Data segment:
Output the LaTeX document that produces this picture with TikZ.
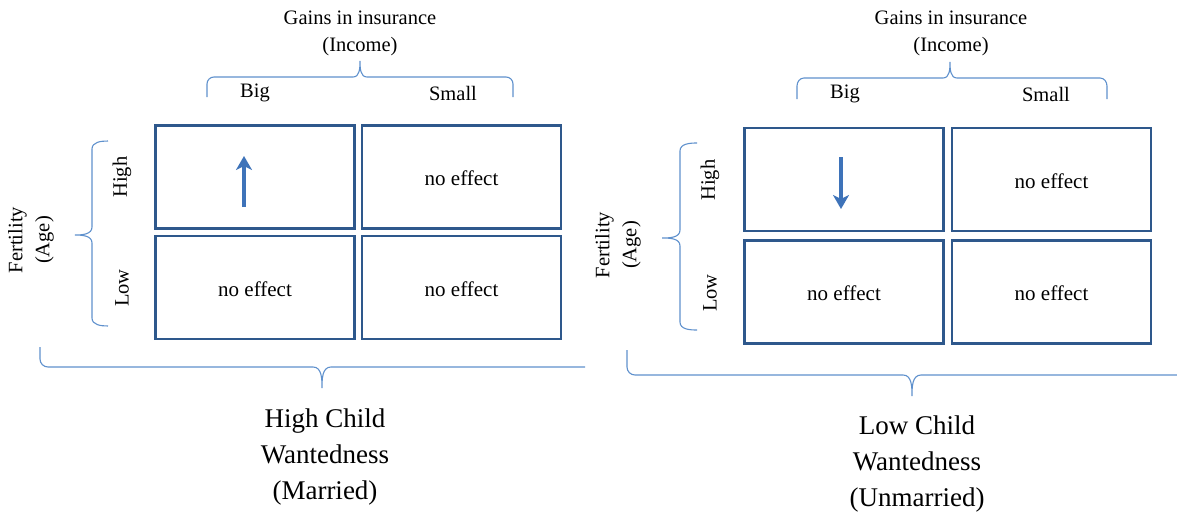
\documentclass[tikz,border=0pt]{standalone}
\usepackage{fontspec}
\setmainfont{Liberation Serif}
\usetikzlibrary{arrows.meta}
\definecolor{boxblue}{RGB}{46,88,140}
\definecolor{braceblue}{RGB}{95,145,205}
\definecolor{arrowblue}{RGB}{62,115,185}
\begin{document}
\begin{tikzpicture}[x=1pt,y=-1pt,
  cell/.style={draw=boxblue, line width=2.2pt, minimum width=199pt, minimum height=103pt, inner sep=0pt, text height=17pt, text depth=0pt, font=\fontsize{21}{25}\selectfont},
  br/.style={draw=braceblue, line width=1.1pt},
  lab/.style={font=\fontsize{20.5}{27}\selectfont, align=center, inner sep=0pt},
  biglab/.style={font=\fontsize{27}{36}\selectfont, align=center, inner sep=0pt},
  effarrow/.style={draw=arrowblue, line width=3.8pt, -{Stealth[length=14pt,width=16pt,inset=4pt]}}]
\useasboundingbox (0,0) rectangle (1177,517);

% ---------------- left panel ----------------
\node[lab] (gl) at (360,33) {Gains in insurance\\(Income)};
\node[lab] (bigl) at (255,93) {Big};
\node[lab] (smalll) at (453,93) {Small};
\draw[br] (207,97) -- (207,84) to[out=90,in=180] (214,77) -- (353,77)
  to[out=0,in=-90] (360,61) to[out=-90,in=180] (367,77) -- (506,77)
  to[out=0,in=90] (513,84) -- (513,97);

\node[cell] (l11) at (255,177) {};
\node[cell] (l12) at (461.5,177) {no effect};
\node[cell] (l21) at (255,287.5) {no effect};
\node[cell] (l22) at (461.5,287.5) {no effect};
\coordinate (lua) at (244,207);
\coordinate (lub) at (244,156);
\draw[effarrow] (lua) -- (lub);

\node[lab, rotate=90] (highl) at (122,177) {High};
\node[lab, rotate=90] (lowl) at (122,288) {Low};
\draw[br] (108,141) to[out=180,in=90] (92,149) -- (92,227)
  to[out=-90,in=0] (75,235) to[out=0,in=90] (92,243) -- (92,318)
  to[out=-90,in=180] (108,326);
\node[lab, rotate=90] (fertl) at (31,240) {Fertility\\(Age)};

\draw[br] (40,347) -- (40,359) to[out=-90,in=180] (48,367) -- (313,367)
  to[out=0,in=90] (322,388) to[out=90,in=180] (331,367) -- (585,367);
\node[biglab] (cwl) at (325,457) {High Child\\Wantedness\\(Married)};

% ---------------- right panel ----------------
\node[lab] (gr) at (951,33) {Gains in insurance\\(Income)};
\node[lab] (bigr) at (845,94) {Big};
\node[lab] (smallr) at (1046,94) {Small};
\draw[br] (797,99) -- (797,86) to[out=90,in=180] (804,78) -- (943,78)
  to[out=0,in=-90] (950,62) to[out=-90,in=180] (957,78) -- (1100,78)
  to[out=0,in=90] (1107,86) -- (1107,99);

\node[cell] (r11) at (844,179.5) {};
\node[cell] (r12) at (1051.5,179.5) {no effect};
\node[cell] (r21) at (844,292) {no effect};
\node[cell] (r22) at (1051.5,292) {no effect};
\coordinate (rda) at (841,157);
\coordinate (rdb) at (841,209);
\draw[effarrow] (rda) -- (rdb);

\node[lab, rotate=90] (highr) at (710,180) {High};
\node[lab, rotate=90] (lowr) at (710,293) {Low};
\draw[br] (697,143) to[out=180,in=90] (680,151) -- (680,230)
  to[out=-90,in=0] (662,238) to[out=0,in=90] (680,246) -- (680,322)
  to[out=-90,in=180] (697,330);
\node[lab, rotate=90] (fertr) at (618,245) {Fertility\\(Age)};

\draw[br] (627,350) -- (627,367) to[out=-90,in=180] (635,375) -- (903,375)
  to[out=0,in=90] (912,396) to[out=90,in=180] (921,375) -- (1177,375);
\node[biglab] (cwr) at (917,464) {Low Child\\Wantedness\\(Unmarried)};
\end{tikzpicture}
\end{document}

Task instructions:
Leave out the pictures. Transcribe only the lines above, from the first through the one that contains "to[out=0,in=90] (513,84) -- (513,97);".

Response:
Output the LaTeX document that produces this picture with TikZ.
\documentclass[tikz,border=0pt]{standalone}
\usepackage{fontspec}
\setmainfont{Liberation Serif}
\usetikzlibrary{arrows.meta}
\definecolor{boxblue}{RGB}{46,88,140}
\definecolor{braceblue}{RGB}{95,145,205}
\definecolor{arrowblue}{RGB}{62,115,185}
\begin{document}
\begin{tikzpicture}[x=1pt,y=-1pt,
  cell/.style={draw=boxblue, line width=2.2pt, minimum width=199pt, minimum height=103pt, inner sep=0pt, text height=17pt, text depth=0pt, font=\fontsize{21}{25}\selectfont},
  br/.style={draw=braceblue, line width=1.1pt},
  lab/.style={font=\fontsize{20.5}{27}\selectfont, align=center, inner sep=0pt},
  biglab/.style={font=\fontsize{27}{36}\selectfont, align=center, inner sep=0pt},
  effarrow/.style={draw=arrowblue, line width=3.8pt, -{Stealth[length=14pt,width=16pt,inset=4pt]}}]
\useasboundingbox (0,0) rectangle (1177,517);

% ---------------- left panel ----------------
\node[lab] (gl) at (360,33) {Gains in insurance\\(Income)};
\node[lab] (bigl) at (255,93) {Big};
\node[lab] (smalll) at (453,93) {Small};
\draw[br] (207,97) -- (207,84) to[out=90,in=180] (214,77) -- (353,77)
  to[out=0,in=-90] (360,61) to[out=-90,in=180] (367,77) -- (506,77)
  to[out=0,in=90] (513,84) -- (513,97);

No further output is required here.